What was the most interesting or surprising aspect of writing a book?
The whole experience of writing the book and the opportunity to connect with brilliant authors from different countries and with totally different backgrounds, experiences, and visions was very interesting. Notably, the whole process of writing and later on tech reviewing each chapter was a learning journey on its own. However, the most surprising aspect of writing the book was after it was done, when I realized that I would’ve been a much better professional if I had been introduced to such content upfront when I started my career.
What Readers Are Saying
A quick look at some of the buzz so far:
Keep Learning: Podcasts with Book Authors
Piotr Sarna and Felipe Cardeneti Mendes were recently invited to share their insights on various tech podcasts.
Piotr on The Distributed Fabric Pod
Piotr started the podcast ball rolling with an appearance on The Distributed Fabric Pod, where host Vipul Vaibhaw explores the fascinating world of distributed systems, database internals, deep learning, programming languages etc.
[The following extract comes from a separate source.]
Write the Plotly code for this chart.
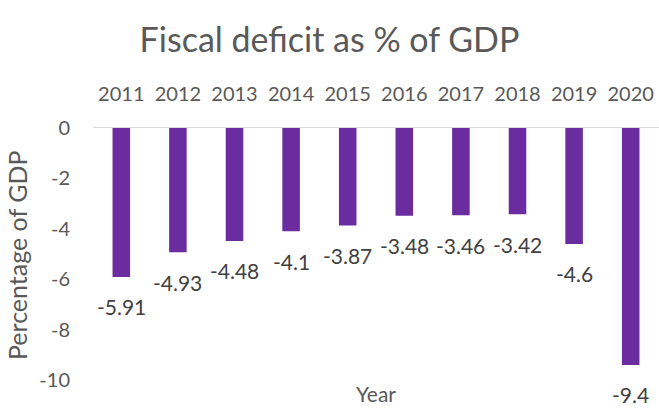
import plotly.graph_objects as go

# Fiscal deficit figures, % of GDP
years = [2011, 2012, 2013, 2014, 2015, 2016, 2017, 2018, 2019, 2020]
deficit = [-5.91, -4.93, -4.48, -4.1, -3.87, -3.48, -3.46, -3.42, -4.6, -9.4]

y_tick_vals = [0, -2, -4, -6, -8, -10]
y_tick_text = ["0", "-2", "-4", "-6", "-8", "-10"]

FONT = "Lato"
BAR = "#6A2C9E"
GREY = "#595959"
LABEL = "#404040"

fig = go.Figure(
    go.Bar(
        x=years,
        y=deficit,
        marker=dict(color=BAR, line=dict(width=0)),
        width=0.31,
        hoverinfo="x+y",
    )
)

# value labels sit under the end of each bar
for yr, v in zip(years, deficit):
    fig.add_annotation(
        x=yr, y=v, xref="x", yref="y",
        text=str(v), showarrow=False,
        yanchor="middle", yshift=-30,
        font=dict(family=FONT, size=21, color=LABEL),
    )

# axis titles
fig.add_annotation(
    text="Year", xref="paper", yref="paper", x=0.5, y=-13 / 252,
    xanchor="center", yanchor="middle", showarrow=False,
    font=dict(family=FONT, size=21, color=GREY),
)
fig.add_annotation(
    text="Percentage of GDP", xref="paper", yref="paper", x=-76 / 566, y=0.496,
    xanchor="center", yanchor="middle", textangle=-90, showarrow=False,
    font=dict(family=FONT, size=25, color=GREY),
)

fig.update_layout(
    width=659, height=408,
    margin=dict(l=93, r=0, t=128, b=28),
    paper_bgcolor="white", plot_bgcolor="white",
    showlegend=False,
    title=dict(
        text="Fiscal deficit as % of GDP",
        x=0.5, xanchor="center", y=1 - 40 / 408, yanchor="middle",
        font=dict(family=FONT, size=34, color=GREY),
    ),
    xaxis=dict(
        type="linear", range=[2010.5, 2020.5],
        tickmode="array", tickvals=years, ticktext=[str(y) for y in years],
        side="top", showgrid=False, zeroline=False,
        showline=True, linecolor="#d9d9d9", linewidth=1,
        ticks="outside", ticklen=18, tickcolor="rgba(0,0,0,0)",
        tickfont=dict(family=FONT, size=20, color=GREY),
    ),
    yaxis=dict(
        range=[-10, 0], showgrid=False, zeroline=False, showline=False,
        tickmode="array", tickvals=y_tick_vals, ticktext=y_tick_text,
        ticks="outside", ticklen=18, tickcolor="rgba(0,0,0,0)",
        tickfont=dict(family=FONT, size=20, color=GREY),
    ),
)

fig.write_html("out.html")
In this episode, Vipul and Piotr chatted about the book, database drivers and database internals, Zig vs Rust, the broader challenges of distributed systems, and advice for new engineers.
Felipe on The Geek Narrator
Felipe kept the podcast momentum going with The Geek Narrator (Kaivalya Apte), who just kicked a new series focused on database internals – featuring ScyllaDB as well as DynamoDB, Cassandra, CockroachDB, DuckDB, Neo4J, TiDb, Clickhouse, and more. Kaivalya and Felipe took a deep dive into ScyllaDB’s unique close-to-the-hardware design, with an emphasis on why design decisions like our shard-per-core architecture, specialized cache, and IO scheduling matter for database users who require predictable performance at scale.